Wednesday, November 25, 2009

The Basement

I dated a guy who, when I'm honest with myself, was ashamed of me. The pathetic part is that I was nothing to be ashamed of, and the saddest part was that I actually put up with it. From date number one, he told me that his parents would never approve of me, because we were from different cultures. I had never considered this being a factor in my dating life, growing up in a very accepting household with parents of different faiths and backgrounds, and I suppose I underestimated the effects of parental disapproval and what some may consider racism. I completely understand why parents hope that their children will grow up to love another of the same background. However, living in Canada, we should be, and usually are proud and accepting of the multiple cultures that are represented in our neighbourhoods.

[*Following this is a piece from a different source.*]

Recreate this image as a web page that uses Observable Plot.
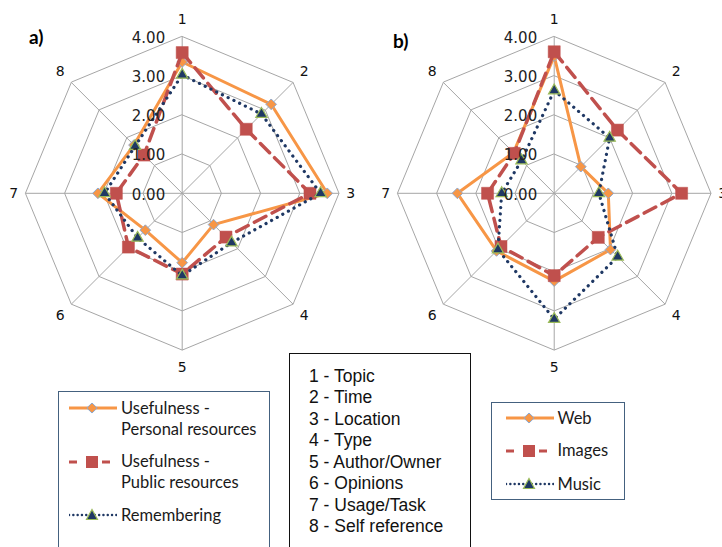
<!DOCTYPE html>
<html>
<head>
<meta charset="utf-8">
<script src="https://cdn.jsdelivr.net/npm/d3@7"></script>
<script src="https://cdn.jsdelivr.net/npm/@observablehq/plot@0.6"></script>
<style>
  body { margin: 0; background: #fff; }
  #wrap { position: relative; width: 722px; height: 547px; overflow: hidden; background: #fff; }
  #wrap svg.chart { position: absolute; left: 0; top: 0; }
  .panel { position: absolute; font-family: Lato, sans-serif; font-weight: 700; font-size: 19px; color: #000; line-height: 1; }
  .box { position: absolute; box-sizing: border-box; }
  .entry { position: absolute; font-family: Lato, sans-serif; font-size: 16.5px; color: #1a1a1a; line-height: 21px; white-space: nowrap; }
  .sym { position: absolute; }
  .key { position: absolute; font-family: "Liberation Sans", Arial, sans-serif; font-size: 17.5px; color: #111; line-height: 21.5px; white-space: nowrap; }
</style>
</head>
<body>
<div id="wrap"></div>
<script>
// Axis identifiers and their meaning
const axisNames = ["1", "2", "3", "4", "5", "6", "7", "8"];
const axisMeaning = ["Topic", "Time", "Location", "Type", "Author/Owner", "Opinions", "Usage/Task", "Self reference"];

// Radial tick values and labels
const tickValues = [0, 1, 2, 3, 4];
const tickLabels = ["0.00", "1.00", "2.00", "3.00", "4.00"];

// Panel a) series
const personal = [3.35, 3.21, 3.70, 1.13, 1.77, 1.33, 2.15, 1.74];
const publicRes = [3.59, 2.31, 3.26, 1.58, 2.06, 1.94, 1.68, 1.38];
const remembering = [3.02, 2.86, 3.53, 1.78, 2.10, 1.61, 1.98, 1.70];

// Panel b) series
const web = [3.50, 0.96, 1.38, 2.03, 2.24, 2.08, 2.47, 1.47];
const images = [3.61, 2.28, 3.25, 1.59, 2.10, 1.92, 1.70, 1.44];
const music = [2.62, 2.00, 1.14, 2.29, 3.21, 2.03, 1.34, 1.18];

// Series styling
const ORANGE = "#F79646", RED = "#C0504D", NAVY = "#1F3864", GREEN = "#9BBB59", GRID = "#A6A6A6";

// Horizontal offset (in value units) of the second radar
const panelB = 9.49;
const maxR = 4;

const angle = i => i * Math.PI / 4;
const polar = (r, i, ox) => ({x: ox + r * Math.sin(angle(i)), y: r * Math.cos(angle(i))});

function seriesPoints(values, ox) {
  return values.map((v, i) => ({...polar(v, i, ox), axis: axisNames[i], value: v}));
}

function gridMarks(ox) {
  const rings = [];
  for (const lv of tickValues.slice(1)) {
    axisNames.forEach((_, i) => rings.push({...polar(lv, i, ox), ring: lv}));
  }
  const spokes = axisNames.map((_, i) => {
    const p = polar(maxR, i, ox);
    return {x1: ox, y1: 0, x2: p.x, y2: p.y};
  });
  return [
    Plot.line(rings, {x: "x", y: "y", z: "ring", curve: "linear-closed", stroke: GRID, strokeWidth: 1}),
    Plot.link(spokes, {x1: "x1", y1: "y1", x2: "x2", y2: "y2", stroke: GRID, strokeWidth: 1})
  ];
}

function axisLabelMarks(ox) {
  const rows = axisNames.map((name, i) => {
    const rr = 4.3 + 0.14 * Math.abs(Math.cos(angle(i)));
    return {...polar(rr, i, ox), name};
  });
  return Plot.text(rows, {x: "x", y: "y", text: "name", fontSize: 14, fill: "#111", textAnchor: "middle"});
}

function tickLabelMarks(ox) {
  const rows = tickValues.map((v, i) => ({x: ox, y: v, label: tickLabels[i]}));
  return Plot.text(rows, {x: "x", y: "y", text: "label", textAnchor: "end", dx: -17, dy: 1.5, fontSize: 15, fill: "#222"});
}

function seriesMarks(values, ox, kind) {
  const pts = seriesPoints(values, ox);
  if (kind === "diamond") {
    return [
      Plot.line(pts, {x: "x", y: "y", curve: "linear-closed", stroke: ORANGE, strokeWidth: 3}),
      Plot.dot(pts, {x: "x", y: "y", symbol: "diamond2", r: 4.8, fill: ORANGE, stroke: "#8EA9CF", strokeWidth: 1})
    ];
  }
  if (kind === "square") {
    return [
      Plot.line(pts, {x: "x", y: "y", curve: "linear-closed", stroke: RED, strokeWidth: 3.5, strokeDasharray: "13 7"}),
      Plot.dot(pts, {x: "x", y: "y", symbol: "square", r: 6.8, fill: RED, stroke: RED, strokeWidth: 0.5})
    ];
  }
  return [
    Plot.line(pts, {x: "x", y: "y", curve: "linear-closed", stroke: NAVY, strokeWidth: 3.2, strokeDasharray: "0.1 6.3", strokeLinecap: "round"}),
    Plot.dot(pts, {x: "x", y: "y", symbol: "triangle2", r: 5.4, fill: NAVY, stroke: GREEN, strokeWidth: 1.2})
  ];
}

const chart = Plot.plot({
  width: 722,
  height: 547,
  margin: 0,
  x: {domain: [-4, 4], range: [24.9, 338.5], axis: null},
  y: {domain: [-4, 4], range: [349.6, 36.0], axis: null},
  style: {fontFamily: "'DejaVu Sans', sans-serif", background: "transparent", overflow: "visible"},
  marks: [
    ...gridMarks(0),
    ...gridMarks(panelB),
    ...seriesMarks(personal, 0, "diamond"),
    ...seriesMarks(publicRes, 0, "square"),
    ...seriesMarks(remembering, 0, "triangle"),
    ...seriesMarks(web, panelB, "diamond"),
    ...seriesMarks(images, panelB, "square"),
    ...seriesMarks(music, panelB, "triangle"),
    tickLabelMarks(0),
    tickLabelMarks(panelB),
    axisLabelMarks(0),
    axisLabelMarks(panelB)
  ]
});
chart.classList.add("chart");

const wrap = document.getElementById("wrap");
wrap.appendChild(chart);

function el(tag, cls, style, text) {
  const e = document.createElement(tag);
  if (cls) e.className = cls;
  Object.assign(e.style, style);
  if (text != null) e.textContent = text;
  wrap.appendChild(e);
  return e;
}

// Panel tags
el("div", "panel", {left: "29px", top: "27px"}, "a)");
el("div", "panel", {left: "393px", top: "31px"}, "b)");

// Small legend swatch: line segment plus marker
function swatch(kind, left, cy) {
  const ns = "http://www.w3.org/2000/svg";
  const svg = document.createElementNS(ns, "svg");
  svg.setAttribute("width", 48);
  svg.setAttribute("height", 14);
  svg.setAttribute("class", "sym");
  svg.style.left = left + "px";
  svg.style.top = (cy - 7) + "px";
  const line = document.createElementNS(ns, "line");
  line.setAttribute("x1", 0); line.setAttribute("x2", 48);
  line.setAttribute("y1", 7); line.setAttribute("y2", 7);
  const mk = document.createElementNS(ns, "path");
  if (kind === "diamond") {
    line.setAttribute("stroke", ORANGE); line.setAttribute("stroke-width", 3);
    mk.setAttribute("d", "M23,2 L28.2,7 L23,12 L17.8,7 Z");
    mk.setAttribute("fill", ORANGE); mk.setAttribute("stroke", "#8EA9CF");
  } else if (kind === "square") {
    line.setAttribute("stroke", RED); line.setAttribute("stroke-width", 3);
    line.setAttribute("stroke-dasharray", "8 7 0 18 8 7");
    mk.setAttribute("d", "M17,1 H29 V13 H17 Z");
    mk.setAttribute("fill", RED);
  } else {
    line.setAttribute("stroke", NAVY); line.setAttribute("stroke-width", 2.4);
    line.setAttribute("stroke-dasharray", "0.1 4.2"); line.setAttribute("stroke-linecap", "round");
    mk.setAttribute("d", "M23,1.5 L28.5,11.5 L17.5,11.5 Z");
    mk.setAttribute("fill", NAVY); mk.setAttribute("stroke", GREEN); mk.setAttribute("stroke-width", 1.2);
  }
  svg.appendChild(line);
  svg.appendChild(mk);
  wrap.appendChild(svg);
}

// Legend for panel a)
el("div", "box", {left: "58px", top: "391px", width: "212px", height: "200px", border: "1.5px solid #44617F"});
const legendA = [
  {kind: "diamond", lines: ["Usefulness -", "Personal resources"], cy: 408},
  {kind: "square", lines: ["Usefulness -", "Public resources"], cy: 461.5},
  {kind: "triangle", lines: ["Remembering"], cy: 515}
];
legendA.forEach(d => {
  swatch(d.kind, 69, d.cy);
  d.lines.forEach((t, j) => el("div", "entry", {left: "121px", top: (d.cy - 10.5 + j * 21.2) + "px"}, t));
});

// Axis key in the middle
el("div", "box", {left: "289px", top: "353px", width: "182px", height: "220px", border: "1.5px solid #111"});
axisNames.forEach((n, i) => {
  el("div", "key", {left: "309px", top: (376.7 - 10.75 + i * 21.5) + "px"}, n + " - " + axisMeaning[i]);
});

// Legend for panel b)
el("div", "box", {left: "491px", top: "402px", width: "134px", height: "98px", border: "1.5px solid #44617F"});
const legendB = [
  {kind: "diamond", label: "Web", cy: 418.3},
  {kind: "square", label: "Images", cy: 450.7},
  {kind: "triangle", label: "Music", cy: 484}
];
legendB.forEach(d => {
  swatch(d.kind, 505.5, d.cy);
  el("div", "entry", {left: "557.5px", top: (d.cy - 10.5) + "px"}, d.label);
});
</script>
</body>
</html>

All I wanted was to be accepted and welcomed into the family (how things change as you get older!) and I would have done anything for his family's approval. Early in our relationship, on a particularly frustrating visit to the basement, I pointed out that to his parents (and to him?) I was as well-liked as a good student, busy volunteer and nice girl as I would have been as a drug addicted prostitute (seriously, I said this). He could do nothing but agree with me on this point.
When I think about it, if he had really been that into me, he would have put up more of a fight, rather than only inviting me over when his parents were out, or basically hiding me in the basement when they were around.